Using the Normal Model for Probabilities
When the conditions are met, students, you can treat $\hat{p}$ as approximately normal with mean $p$ and standard deviation $\sqrt{\frac{p(1-p)}{n}}$.
Then you can calculate z-scores using
$$z=\frac{\hat{p}-p}{\sqrt{\frac{p(1-p)}{n}}}$$
This lets you find probabilities or judge how unusual a sample proportion is.
Example
Suppose the true proportion of students who walk to school is $p=0.30$, and a random sample of $n=200$ students is taken. Find the probability that the sample proportion is at least $0.36$.
First, check conditions:
$$np=200(0.30)=60$$
$$n(1-p)=200(0.70)=140$$
Both are at least $10$, so the normal model works.

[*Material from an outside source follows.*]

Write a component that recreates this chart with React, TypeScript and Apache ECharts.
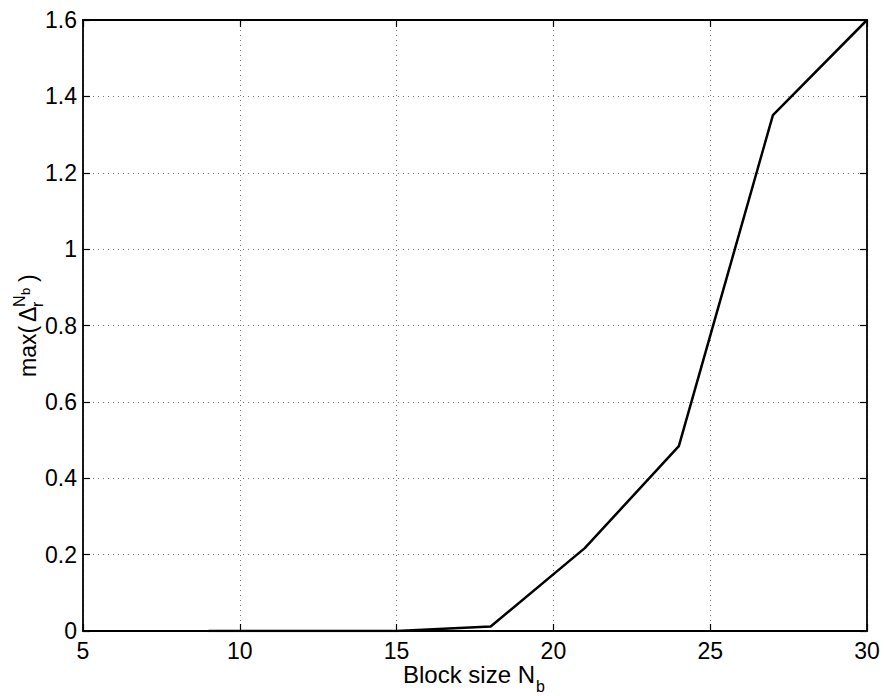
import React, { useEffect, useRef } from "react";
import * as echarts from "echarts";

const blockSizes = [9, 12, 15, 18, 21, 24, 27, 30];
const maxDelta = [0, 0, 0, 0.012, 0.217, 0.484, 1.351, 1.6];
const xTicks = { min: 5, max: 30, interval: 5 };
const yTicks = { min: 0, max: 1.6, interval: 0.2 };

const FONT = "Liberation Sans, Arial, Helvetica, sans-serif";

export default function App() {
  const ref = useRef<HTMLDivElement>(null);
  useEffect(() => {
    if (!ref.current) return;
    const chart = echarts.init(ref.current, null, { renderer: "svg" });
    const tickStyle = { show: true, inside: true, length: 7, lineStyle: { color: "#000", width: 1.2 } };
    const axisLine = { show: true, onZero: false, lineStyle: { color: "#000", width: 1.8 } };
    const split = { show: true, lineStyle: { color: "#777", width: 1, type: [1, 4] as any } };
    const labelStyle = { color: "#000", fontSize: 23, fontFamily: FONT };
    const fmtY = (v: number) => String(Number(v.toFixed(1)));
    chart.setOption({
      animation: false,
      backgroundColor: "#fff",
      grid: { left: 83, right: 17, top: 20, bottom: 65, containLabel: false },
      xAxis: [
        {
          type: "value", ...xTicks, position: "bottom",
          axisLine, axisTick: tickStyle, splitLine: split,
          axisLabel: { ...labelStyle, margin: 8 },
        },
        {
          type: "value", ...xTicks, position: "top",
          axisLine, axisTick: tickStyle, splitLine: { show: false },
          axisLabel: { show: false },
        },
      ],
      yAxis: [
        {
          type: "value", ...yTicks, position: "left",
          axisLine, axisTick: tickStyle, splitLine: split,
          axisLabel: { ...labelStyle, margin: 6, formatter: fmtY },
        },
        {
          type: "value", ...yTicks, position: "right",
          axisLine, axisTick: tickStyle, splitLine: { show: false },
          axisLabel: { show: false },
        },
      ],
      series: [
        {
          type: "line",
          xAxisIndex: 0,
          yAxisIndex: 0,
          data: blockSizes.map((x, i) => [x, maxDelta[i]]),
          showSymbol: false,
          lineStyle: { color: "#000", width: 2.5 },
        },
      ],
      graphic: [
        {
          type: "group",
          x: 403,
          y: 686,
          children: [
            { type: "text", x: 0, y: 0, style: { text: "Block size N", font: `24px ${FONT}`, fill: "#000", textVerticalAlign: "bottom" } },
            { type: "text", x: 133, y: 8, style: { text: "b", font: `16px ${FONT}`, fill: "#000", textVerticalAlign: "bottom" } },
          ],
        },
        {
          type: "group",
          x: 39,
          y: 377,
          rotation: Math.PI / 2,
          children: [
            { type: "text", x: 0, y: 0, style: { text: "max(", font: `23px ${FONT}`, fill: "#000", textVerticalAlign: "bottom" } },
            { type: "text", x: 55, y: 0, style: { text: "Δ", font: `23px ${FONT}`, fill: "#000", textVerticalAlign: "bottom" } },
            { type: "text", x: 70, y: 6, style: { text: "r", font: `16px ${FONT}`, fill: "#000", textVerticalAlign: "bottom" } },
            { type: "text", x: 70, y: -12, style: { text: "N", font: `16px ${FONT}`, fill: "#000", textVerticalAlign: "bottom" } },
            { type: "text", x: 82, y: -7, style: { text: "b", font: `13px ${FONT}`, fill: "#000", textVerticalAlign: "bottom" } },
            { type: "text", x: 95, y: 0, style: { text: ")", font: `23px ${FONT}`, fill: "#000", textVerticalAlign: "bottom" } },
          ],
        },
      ],
    });
    return () => chart.dispose();
  }, []);
  return <div ref={ref} style={{ position: "fixed", left: 0, top: 0, width: 884, height: 696 }} />;
}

Now find the standard deviation:
$$\sigma_{\hat{p}}=\sqrt{\frac{0.30(0.70)}{200}}\approx 0.0324$$
Compute the z-score for $\hat{p}=0.36$:
$$z=\frac{0.36-0.30}{0.0324}\approx 1.85$$
A z-score of about $1.85$ is fairly unusual, so the probability of getting a sample proportion at least that large is relatively small.
This kind of reasoning appears often on AP Statistics exams. You are not just calculating; you are interpreting whether a result is surprising given the sampling distribution.
Sampling Distributions and AP Statistics Thinking
Sampling distributions connect directly to the bigger AP Statistics idea that sample data are used to make inferences about populations. The sample proportion $\hat{p}$ is a statistic, and statistics vary from sample to sample.
This variation is why AP Statistics emphasizes random sampling. Random sampling makes it possible to describe what would happen across many possible samples. If the sample is random, the sampling distribution helps us understand the likely behavior of the statistic.
Here are some common AP Statistics ideas connected to $\hat{p}$:
- Population proportion: $p$
- Sample proportion: $\hat{p}$
- Point estimate: $\hat{p}$ estimates $p$
- Bias: whether the estimator centers at the true value
- Variability: how much $\hat{p}$ changes from sample to sample
- Normal approximation: used when $np\ge 10$ and $n(1-p)\ge 10$
A strong understanding of sampling distributions helps with confidence intervals and hypothesis tests later in the course because both rely on the idea that sample statistics have predictable long-run behavior.
Conclusion
Sampling distributions for sample proportions explain how $\hat{p}$ behaves over many random samples. The key facts are simple but powerful: the center is $p$, the spread is $\sqrt{\frac{p(1-p)}{n}}$, and the distribution is approximately normal when $np\ge 10$ and $n(1-p)\ge 10$. Larger samples create less variability, which makes sample proportions more reliable. This topic is a foundation for the rest of inference in AP Statistics because it shows how to measure uncertainty in sample results. ✅
Study Notes
- A sample proportion is $\hat{p}=\frac{x}{n}$, where $x$ is the number of successes and $n$ is the sample size.
- The sampling distribution of $\hat{p}$ is the distribution of $\hat{p}$ from many random samples of the same size.
- The mean of the sampling distribution is $\mu_{\hat{p}}=p$.
- The standard deviation of the sampling distribution is $\sigma_{\hat{p}}=\sqrt{\frac{p(1-p)}{n}}$.
- The normal approximation is valid when $np\ge 10$ and $n(1-p)\ge 10$.
- Larger sample sizes make the sampling distribution less spread out.
- $\hat{p}$ is a point estimate of the population proportion $p$.
- Sampling distributions are essential for understanding confidence intervals and hypothesis tests.
- Random sampling is necessary for the sampling distribution to be meaningful.
- In AP Statistics, always interpret results in context using the population, sample, and the question being asked.